Goal:
Give again, word for word, the lines below that run from the line with "Recreate this image" through the line with "lw=0.6, ls=st, zorder=1)". Drop the pictures.
-- start of Information shown --
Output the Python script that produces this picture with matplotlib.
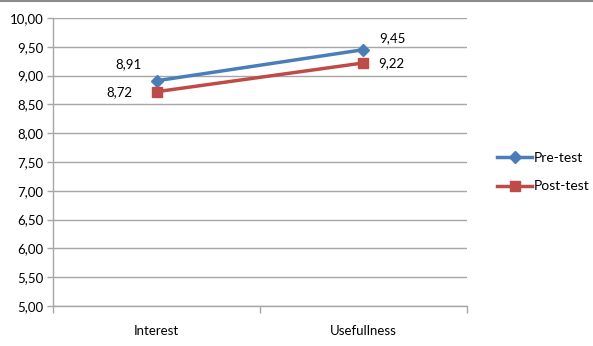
import numpy as np
import matplotlib.pyplot as plt
from matplotlib.lines import Line2D

categories = ['Interest', 'Usefullness']
pre_test = [8.91, 9.45]
post_test = [8.72, 9.22]
y_ticks = np.arange(5.0, 10.01, 0.5)

plt.rcParams['font.family'] = ['Lato', 'DejaVu Sans']

fig = plt.figure(figsize=(5.93, 3.46), dpi=100)
ax = fig.add_axes([0.0894, 0.1156, 0.7875 - 0.0894, 0.948 - 0.1156])

x = np.arange(len(categories))
blue = '#4a7ebb'
red = '#be4b48'
grid_c = '#a6a6a6'
fs = 9.5

ax.plot(x, pre_test, color=blue, lw=2.5, marker='D', ms=6, label='Pre-test', zorder=3)
ax.plot(x, post_test, color=red, lw=2.5, marker='s', ms=7, label='Post-test', zorder=3)

# data labels
ax.annotate('8,91', (x[0], pre_test[0]), xytext=(-20, 12), textcoords='offset points',
            ha='center', va='center', fontsize=fs)
ax.annotate('9,45', (x[1], pre_test[1]), xytext=(21, 8), textcoords='offset points',
            ha='center', va='center', fontsize=fs)
ax.annotate('8,72', (x[0], post_test[0]), xytext=(-27, 0), textcoords='offset points',
            ha='center', va='center', fontsize=fs)
ax.annotate('9,22', (x[1], post_test[1]), xytext=(20, 0), textcoords='offset points',
            ha='center', va='center', fontsize=fs)

ax.set_xlim(-0.5, 1.5)
ax.set_ylim(5, 10)
ax.set_yticks(y_ticks)
ax.set_yticklabels([f'{v:.2f}'.replace('.', ',') for v in y_ticks], fontsize=fs)
ax.set_xticks(x)
ax.set_xticklabels(categories, fontsize=fs)
ax.tick_params(axis='x', length=0, pad=14)
ax.set_xticks([-0.5, 0.5, 1.5], minor=True)
ax.tick_params(axis='x', which='minor', length=5, color=grid_c, width=1)
ax.tick_params(axis='y', length=4, color=grid_c, width=1, pad=3)

ax.grid(axis='y', color=grid_c, lw=1)
ax.set_axisbelow(True)
for s in ['top', 'right']:
    ax.spines[s].set_visible(False)
for s in ['left', 'bottom']:
    ax.spines[s].set_color(grid_c)
    ax.spines[s].set_linewidth(1)

ax.legend(loc='center left', bbox_to_anchor=(1.06, 0.465), frameon=False, fontsize=fs + 0.5,
          handlelength=2.5, handletextpad=0.1, labelspacing=1.2, borderaxespad=0)

# chart frame line at the top
fig.add_artist(Line2D([0, 1], [0.996, 0.996], transform=fig.transFigure,
                      color='#8c8c8c', lw=1.5))

fig.savefig('out.png', dpi=100)
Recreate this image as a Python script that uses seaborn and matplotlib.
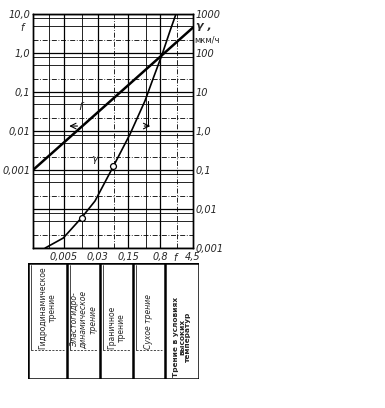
import numpy as np
import pandas as pd
import matplotlib
matplotlib.use("Agg")
import matplotlib.pyplot as plt
import seaborn as sns

# ---- data ----
f_line_x = [0.001, 0.005, 0.03, 0.15, 0.8, 4.5]
f_line_y = [0.001, 0.005, 0.03, 0.15, 0.8, 4.5]
gamma_f = [0.0019, 0.0049, 0.0129, 0.026, 0.068, 0.164, 0.36, 0.56, 0.89, 1.34, 1.84]
gamma_val = [0.001, 0.0018, 0.0060, 0.016, 0.123, 0.83, 5.9, 23.0, 93.0, 365.0, 1000.0]
circle_f = [0.0129, 0.068]
circle_gamma = [0.0060, 0.123]
x_ticks = [0.005, 0.03, 0.15, 0.8, 4.5]
x_ticklabels = ["0,005", "0,03", "0,15", "0,8", "4,5"]
left_ticks = [10.0, 1.0, 0.1, 0.01, 0.001]
left_ticklabels = ["10,0", "1,0", "0,1", "0,01", "0,001"]
right_ticks = [1000, 100, 10, 1, 0.1, 0.01, 0.001]
right_ticklabels = ["1000", "100", "10", "1,0", "0,1", "0,01", "0,001"]
regimes = ["Гидродинамическое\nтрение",
           "Эластогидро-\nдинамическое\nтрение",
           "Граничное\nтрение",
           "Сухое трение",
           "Трение в условиях\nвысоких\nтемператур"]

sns.set_style("white")
plt.rcParams["font.family"] = ["DejaVu Sans"]

W, H = 385, 408
fig = plt.figure(figsize=(W / 100, H / 100), dpi=100)

def fx(px):
    return px / W

def fy(py):
    return 1 - py / H

ax = fig.add_axes([fx(33), fy(248), (193 - 33) / W, (248 - 14) / H])
ax2 = ax.twinx()

ax.set_xscale("log")
ax.set_yscale("log")
ax2.set_yscale("log")
ax.set_xlim(0.001, 4.5)
ax.set_ylim(1e-5, 10)
ax2.set_ylim(0.001, 1000)

dashdot = (0, (6, 2, 1, 2))
# grid lines
for d in [1e-5, 1e-4, 1e-3, 1e-2, 1e-1, 1, 10]:
    ax.axhline(d, color="black", lw=0.9, zorder=1)
    ax.axhline(d * 0.8, color="black", lw=0.6, zorder=1)
    ax.axhline(d * 2.2, color="black", lw=0.6, ls=dashdot, zorder=1)
    ax.axhline(d * 5, color="black", lw=0.6, zorder=1)
for xv in x_ticks[:-1]:
    ax.axvline(xv, color="black", lw=0.9, zorder=1)
for xv, st in [(0.0023, "-"), (0.013, "-"), (0.07, dashdot), (0.38, "-"), (1.94, dashdot)]:
    ax.axvline(xv, color="black", lw=0.6, ls=st, zorder=1)

df_f = pd.DataFrame({"x": f_line_x, "y": f_line_y})
sns.lineplot(data=df_f, x="x", y="y", ax=ax, color="black", lw=1.8, zorder=3)
df_g = pd.DataFrame({"x": gamma_f, "y": gamma_val})
sns.lineplot(data=df_g, x="x", y="y", ax=ax2, color="black", lw=1.2, zorder=3)
df_c = pd.DataFrame({"x": circle_f, "y": circle_gamma})
sns.scatterplot(data=df_c, x="x", y="y", ax=ax2, marker="o", s=18,
                facecolor="white", edgecolor="black", linewidth=0.9, zorder=4)

ax.set_xticks(x_ticks)
ax.set_xticklabels(x_ticklabels)
ax.xaxis.set_minor_locator(matplotlib.ticker.NullLocator())
ax.set_yticks(left_ticks)
ax.set_yticklabels(left_ticklabels)
ax.yaxis.set_minor_locator(matplotlib.ticker.NullLocator())
ax2.set_yticks(right_ticks)
ax2.set_yticklabels(right_ticklabels)
ax2.yaxis.set_minor_locator(matplotlib.ticker.NullLocator())
for a in (ax, ax2):
    a.tick_params(length=0, labelsize=7, pad=2)
    for lab in a.get_xticklabels() + a.get_yticklabels():
        lab.set_fontstyle("italic")
    a.set_xlabel("")
    a.set_ylabel("")
    for s in a.spines.values():
        s.set_color("black")
        s.set_linewidth(1.0)
ax.tick_params(axis="x", pad=3)

# axis names
fig.text(fx(22), fy(28), "f", fontsize=7, style="italic", ha="center", va="center")
fig.text(fx(175), fy(258), "f", fontsize=7, style="italic", ha="center", va="center")
fig.text(fx(196), fy(26), "γ ,", fontsize=8, style="italic", ha="left", va="center", weight="bold")
fig.text(fx(194), fy(40), "мкм/ч", fontsize=6, ha="left", va="center")

# curve labels and arrows
ax.text(0.012, 0.041, "f", fontsize=8, style="italic", ha="center", va="center")
ax.annotate("", xy=(0.0058, 0.0134), xytext=(0.012, 0.0134),
            arrowprops=dict(arrowstyle="->", color="black", lw=0.8))
ax.text(0.026, 0.0019, "γ", fontsize=8, style="italic", ha="center", va="center")
ax.plot([0.42, 0.42], [0.0134, 0.06], color="black", lw=0.8)
ax.annotate("", xy=(0.55, 0.0134), xytext=(0.30, 0.0134),
            arrowprops=dict(arrowstyle="->", color="black", lw=0.8))

# regime table
tax = fig.add_axes([fx(28), fy(379), (199 - 28) / W, (379 - 263) / H])
tax.set_xlim(28, 199)
tax.set_ylim(379, 263)
tax.axis("off")
bounds = [28, 67, 100, 133, 165, 199]
for b in bounds:
    tax.plot([b, b], [263, 379], color="black", lw=1.8)
tax.plot([28, 199], [263, 263], color="black", lw=1.8)
tax.plot([28, 199], [379, 379], color="black", lw=1.8)
for i in range(4):
    tax.plot([bounds[i] + 3, bounds[i] + 3], [265, 350], color="black", lw=0.5)
    tax.plot([bounds[i] + 3, bounds[i + 1] - 3], [350, 350], color="black",
             lw=0.5, ls=(0, (3, 2)))
for i, name in enumerate(regimes):
    cx = (bounds[i] + bounds[i + 1]) / 2
    if i < 4:
        tax.text(cx, 349, name, rotation=90, fontsize=5.5, ha="center", va="bottom",
                 linespacing=1.0, style="italic" if i in (1, 3) else "normal")
    else:
        tax.text(cx, 377, name, rotation=90, fontsize=5.3, ha="center", va="bottom",
                 linespacing=1.0, weight="bold")

fig.savefig("out.png", dpi=100)
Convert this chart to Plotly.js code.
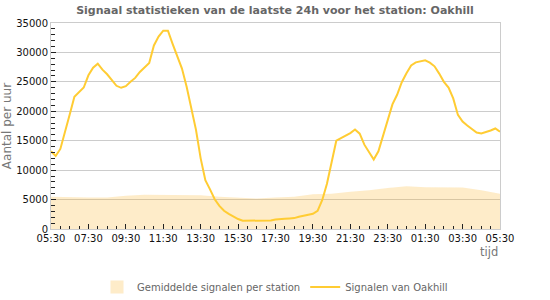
<!DOCTYPE html>
<html>
<head>
<meta charset="utf-8">
<script src="https://cdn.plot.ly/plotly-3.0.1.min.js"></script>
<style>html,body{margin:0;padding:0;background:#fff;}#chart{width:550px;height:300px;}</style>
</head>
<body>
<div id="chart"></div>
<script>
// Time axis: start and step for each series
const startTime = '2024-01-01 05:30';
const endTime = '2024-01-02 05:30';
const lineStepMinutes = 15;
const areaStepMinutes = 60;

// Signalen van Oakhill (every 15 min, 05:30 -> 05:30)
const oakhillValues = [
  13200, 12400, 13600, 16400, 19440, 22470, 23260, 24040, 26120, 27400,
  28090, 27080, 26290, 25280, 24330, 23990, 24270, 25000, 25670, 26690,
  27420, 28200, 31180, 32700, 33700, 33700, 31460, 29200, 27250, 24160,
  20200, 16850, 12000, 8310, 6740, 5060, 3930, 3090, 2580, 2130,
  1690, 1400, 1400, 1400, 1400, 1400, 1400, 1450, 1630, 1740,
  1740, 1800, 1850, 2080, 2250, 2470, 2580, 3090, 4940, 7700,
  11240, 15000, 15450, 15840, 16290, 16900, 16200, 14330, 13030, 11800,
  13200, 16000, 18800, 21180, 22810, 24940, 26460, 27800, 28310, 28540,
  28650, 28260, 27640, 26400, 25000, 24040, 22190, 19380, 18260, 17580,
  16910, 16400, 16240, 16460, 16740, 17080, 16520
];

// Gemiddelde signalen per station (hourly, 05:30 -> 05:30)
const averageValues = [
  5500, 5400, 5350, 5350, 5650, 5800, 5750, 5800, 5750, 5500,
  5340, 5170, 5340, 5500, 5900, 6010, 6350, 6570, 6950, 7250,
  7100, 7100, 7050, 6600, 6000
];

const seriesNames = ['Gemiddelde signalen per station', 'Signalen van Oakhill'];
const chartTitle = 'Signaal statistieken van de laatste 24h voor het station: Oakhill';
const yTitle = 'Aantal per uur';
const xTitle = 'tijd';

const areaColor = 'rgba(250,180,40,0.25)';

function timeAxis(n, stepMin) {
  const t0 = new Date(2024, 0, 1, 5, 30).getTime();
  const out = [];
  for (let i = 0; i < n; i++) {
    const d = new Date(t0 + i * stepMin * 60000);
    const p = v => String(v).padStart(2, '0');
    out.push(`${d.getFullYear()}-${p(d.getMonth()+1)}-${p(d.getDate())} ${p(d.getHours())}:${p(d.getMinutes())}`);
  }
  return out;
}

const areaTrace = {
  x: timeAxis(averageValues.length, areaStepMinutes),
  y: averageValues,
  name: seriesNames[0],
  type: 'scatter',
  mode: 'lines',
  fill: 'tozeroy',
  fillcolor: areaColor,
  line: {width: 0, color: areaColor},
  showlegend: false,
  legendgroup: 'avg',
  hoverinfo: 'skip'
};

// legend-only entry with a square swatch for the area series
const areaLegend = {
  x: [null], y: [null],
  name: seriesNames[0],
  type: 'scatter',
  mode: 'markers',
  marker: {symbol: 'square', size: 13, color: areaColor},
  legendgroup: 'avg',
  showlegend: true
};

const lineTrace = {
  x: timeAxis(oakhillValues.length, lineStepMinutes),
  y: oakhillValues,
  name: seriesNames[1],
  type: 'scatter',
  mode: 'lines',
  line: {width: 2, color: '#ffcc33'}
};

const layout = {
  width: 550, height: 300,
  margin: {l: 51, r: 50, t: 23, b: 71},
  paper_bgcolor: '#fff', plot_bgcolor: '#fff',
  font: {family: 'DejaVu Sans, sans-serif', size: 10, color: '#222'},
  title: {
    text: '<b>' + chartTitle + '</b>',
    x: 0.5, xref: 'container', xanchor: 'center',
    y: 0.965, yref: 'container', yanchor: 'middle',
    font: {family: 'DejaVu Sans, sans-serif', size: 11, color: '#666'}
  },
  xaxis: {
    type: 'date',
    range: [startTime, endTime],
    tick0: startTime,
    dtick: 2 * 3600000,
    tickformat: '%H:%M',
    ticks: 'inside', ticklen: 5, tickcolor: '#222', tickwidth: 1,
    minor: {dtick: 1800000, ticks: 'inside', ticklen: 3, tickcolor: '#222', showgrid: false},
    showgrid: false,
    showline: true, linecolor: '#ccc', linewidth: 1, mirror: true,
    zeroline: false,
    tickfont: {size: 10, color: '#111'},
    automargin: false,
    fixedrange: true
  },
  yaxis: {
    range: [0, 35000],
    dtick: 5000,
    tickformat: 'd',
    ticks: 'inside', ticklen: 5, tickcolor: '#222',
    minor: {dtick: 1000, ticks: 'inside', ticklen: 4, tickcolor: '#222', showgrid: false},
    showgrid: true, gridcolor: '#ccc', gridwidth: 1,
    showline: true, linecolor: '#ccc', linewidth: 1, mirror: true,
    zeroline: false,
    tickfont: {size: 10, color: '#111'},
    title: {text: yTitle, font: {size: 12, color: '#777'}, standoff: 3},
    automargin: false,
    fixedrange: true
  },
  showlegend: true,
  legend: {
    orientation: 'h',
    x: 0.5, xanchor: 'center', xref: 'container',
    y: 0.043, yanchor: 'middle', yref: 'container',
    font: {size: 10, color: '#666'},
    itemwidth: 30,
    traceorder: 'normal'
  },
  annotations: [{
    text: xTitle, xref: 'paper', yref: 'paper',
    x: 1, y: -0.11, xanchor: 'right', yanchor: 'middle',
    showarrow: false, font: {size: 11.5, color: '#777'}
  }]
};

Plotly.newPlot('chart', [areaTrace, areaLegend, lineTrace], layout, {displayModeBar: false, staticPlot: true});
</script>
</body>
</html>
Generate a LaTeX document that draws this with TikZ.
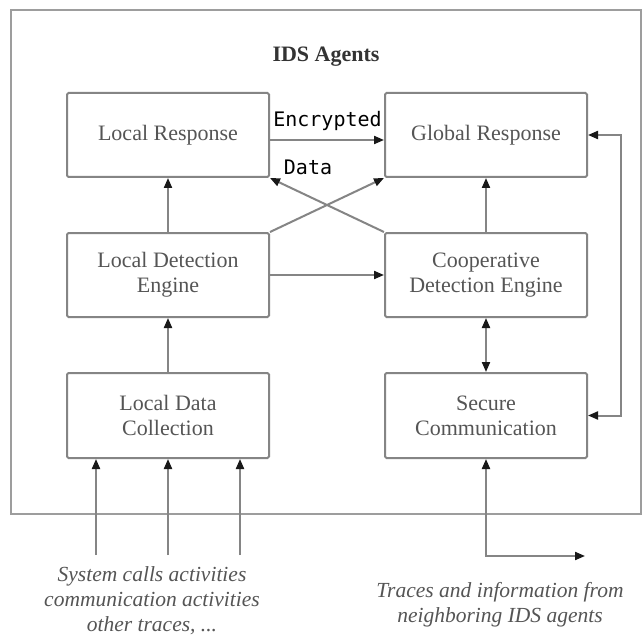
\documentclass[tikz,border=0pt]{standalone}
\usepackage{fontspec}
\setmainfont{Liberation Serif}
\newfontfamily\monofnt{DejaVu Sans Mono}
\usetikzlibrary{arrows.meta}
\definecolor{linegray}{HTML}{858585}
\definecolor{textgray}{HTML}{555555}
\tikzset{
  blockbox/.style={draw=linegray, line width=2pt, rounded corners=1.5pt, minimum width=202pt, minimum height=84pt, inner sep=0pt, align=center, text=textgray, font=\fontsize{22}{25}\selectfont},
  conn/.style={draw=linegray, line width=2pt, >={Triangle[length=10pt,width=8pt,color=black!90]}},
  caption/.style={align=center, text=textgray, inner sep=0pt, font=\fontsize{21.5}{25}\selectfont\itshape},
  lbl/.style={anchor=base, text=black, font=\monofnt\fontsize{20}{24}\selectfont, inner sep=0pt}
}
\begin{document}
\begin{tikzpicture}[x=1pt,y=-1pt]
\useasboundingbox (0,0) rectangle (642,639);
\fill[white] (0,0) rectangle (642,639);
% outer frame
\draw[draw=linegray!80, line width=1.8pt] (11,10) rectangle (641,514);
\node[text=black!80, font=\fontsize{22}{25}\selectfont\bfseries] (title) at (326,57) {IDS Agents};
% boxes
\node[blockbox] (LR) at (168,135) {Local Response};
\node[blockbox] (GR) at (486,135) {Global Response};
\node[blockbox] (LD) at (168,275) {Local Detection\\Engine};
\node[blockbox] (CD) at (486,275) {Cooperative\\Detection Engine};
\node[blockbox, minimum height=85pt] (LDC) at (168,415.5) {Local Data\\Collection};
\node[blockbox, minimum height=85pt] (SC) at (486,415.5) {Secure\\Communication};
% labels
\node[lbl] (enc) at (327.5,127) {Encrypted};
\node[lbl] (dat) at (308,175) {Data};
% connectors
\draw[conn,->] ([yshift=-5pt]LR.east) -- ([yshift=-5pt]GR.west);
\draw[conn,->] (LD.north) -- (LR.south);
\draw[conn,->] (CD.north) -- (GR.south);
\draw[conn,->] (LD.north east) -- (GR.south west);
\draw[conn,->] (CD.north west) -- (LR.south east);
\draw[conn,->] (LD.east) -- (CD.west);
\draw[conn,<->] (CD.south) -- (SC.north);
\draw[conn,->] (LDC.north) -- (LD.south);
\coordinate (rx) at (621,0);
\draw[conn,<->] (GR.east) -- (GR.east -| rx) -- (SC.east -| rx) -- (SC.east);
\coordinate (b1) at (96,555);
\coordinate (b2) at (168,555);
\coordinate (b3) at (240,555);
\draw[conn,->] (b1) -- (b1 |- LDC.south);
\draw[conn,->] (b2) -- (b2 |- LDC.south);
\draw[conn,->] (b3) -- (b3 |- LDC.south);
\coordinate (c1) at (486,556);
\coordinate (c2) at (585,556);
\draw[conn,<->] (SC.south) -- (c1) -- (c2);
% captions
\node[caption] (capL) at (152,601) {System calls activities\\communication activities\\other traces, ...};
\node[caption] (capR) at (500,605) {Traces and information from\\neighboring IDS agents};
\end{tikzpicture}
\end{document}
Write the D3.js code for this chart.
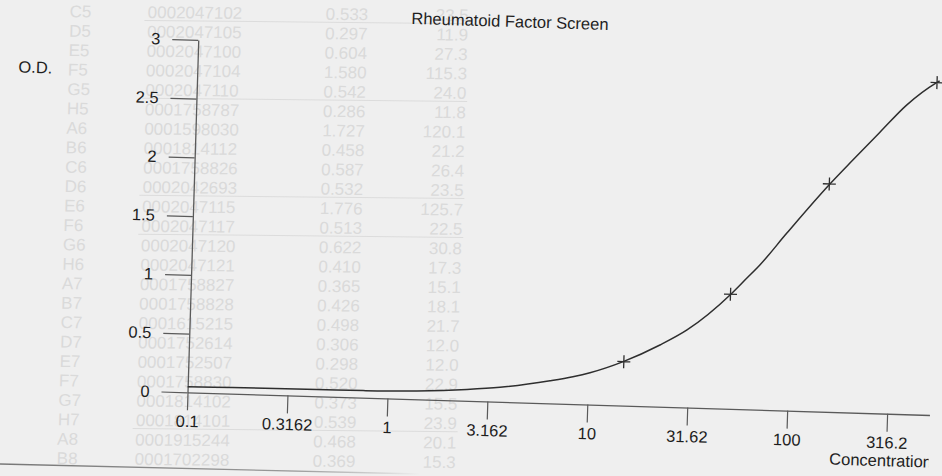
-- end of Information shown --
The completed task:
Recreate this image as a Python script that uses seaborn and matplotlib.
import numpy as np
import pandas as pd
import matplotlib
matplotlib.use("Agg")
import matplotlib.pyplot as plt
import seaborn as sns

# ---- data ----
f_line_x = [0.001, 0.005, 0.03, 0.15, 0.8, 4.5]
f_line_y = [0.001, 0.005, 0.03, 0.15, 0.8, 4.5]
gamma_f = [0.0019, 0.0049, 0.0129, 0.026, 0.068, 0.164, 0.36, 0.56, 0.89, 1.34, 1.84]
gamma_val = [0.001, 0.0018, 0.0060, 0.016, 0.123, 0.83, 5.9, 23.0, 93.0, 365.0, 1000.0]
circle_f = [0.0129, 0.068]
circle_gamma = [0.0060, 0.123]
x_ticks = [0.005, 0.03, 0.15, 0.8, 4.5]
x_ticklabels = ["0,005", "0,03", "0,15", "0,8", "4,5"]
left_ticks = [10.0, 1.0, 0.1, 0.01, 0.001]
left_ticklabels = ["10,0", "1,0", "0,1", "0,01", "0,001"]
right_ticks = [1000, 100, 10, 1, 0.1, 0.01, 0.001]
right_ticklabels = ["1000", "100", "10", "1,0", "0,1", "0,01", "0,001"]
regimes = ["Гидродинамическое\nтрение",
           "Эластогидро-\nдинамическое\nтрение",
           "Граничное\nтрение",
           "Сухое трение",
           "Трение в условиях\nвысоких\nтемператур"]

sns.set_style("white")
plt.rcParams["font.family"] = ["DejaVu Sans"]

W, H = 385, 408
fig = plt.figure(figsize=(W / 100, H / 100), dpi=100)

def fx(px):
    return px / W

def fy(py):
    return 1 - py / H

ax = fig.add_axes([fx(33), fy(248), (193 - 33) / W, (248 - 14) / H])
ax2 = ax.twinx()

ax.set_xscale("log")
ax.set_yscale("log")
ax2.set_yscale("log")
ax.set_xlim(0.001, 4.5)
ax.set_ylim(1e-5, 10)
ax2.set_ylim(0.001, 1000)

dashdot = (0, (6, 2, 1, 2))
# grid lines
for d in [1e-5, 1e-4, 1e-3, 1e-2, 1e-1, 1, 10]:
    ax.axhline(d, color="black", lw=0.9, zorder=1)
    ax.axhline(d * 0.8, color="black", lw=0.6, zorder=1)
    ax.axhline(d * 2.2, color="black", lw=0.6, ls=dashdot, zorder=1)
    ax.axhline(d * 5, color="black", lw=0.6, zorder=1)
for xv in x_ticks[:-1]:
    ax.axvline(xv, color="black", lw=0.9, zorder=1)
for xv, st in [(0.0023, "-"), (0.013, "-"), (0.07, dashdot), (0.38, "-"), (1.94, dashdot)]:
    ax.axvline(xv, color="black", lw=0.6, ls=st, zorder=1)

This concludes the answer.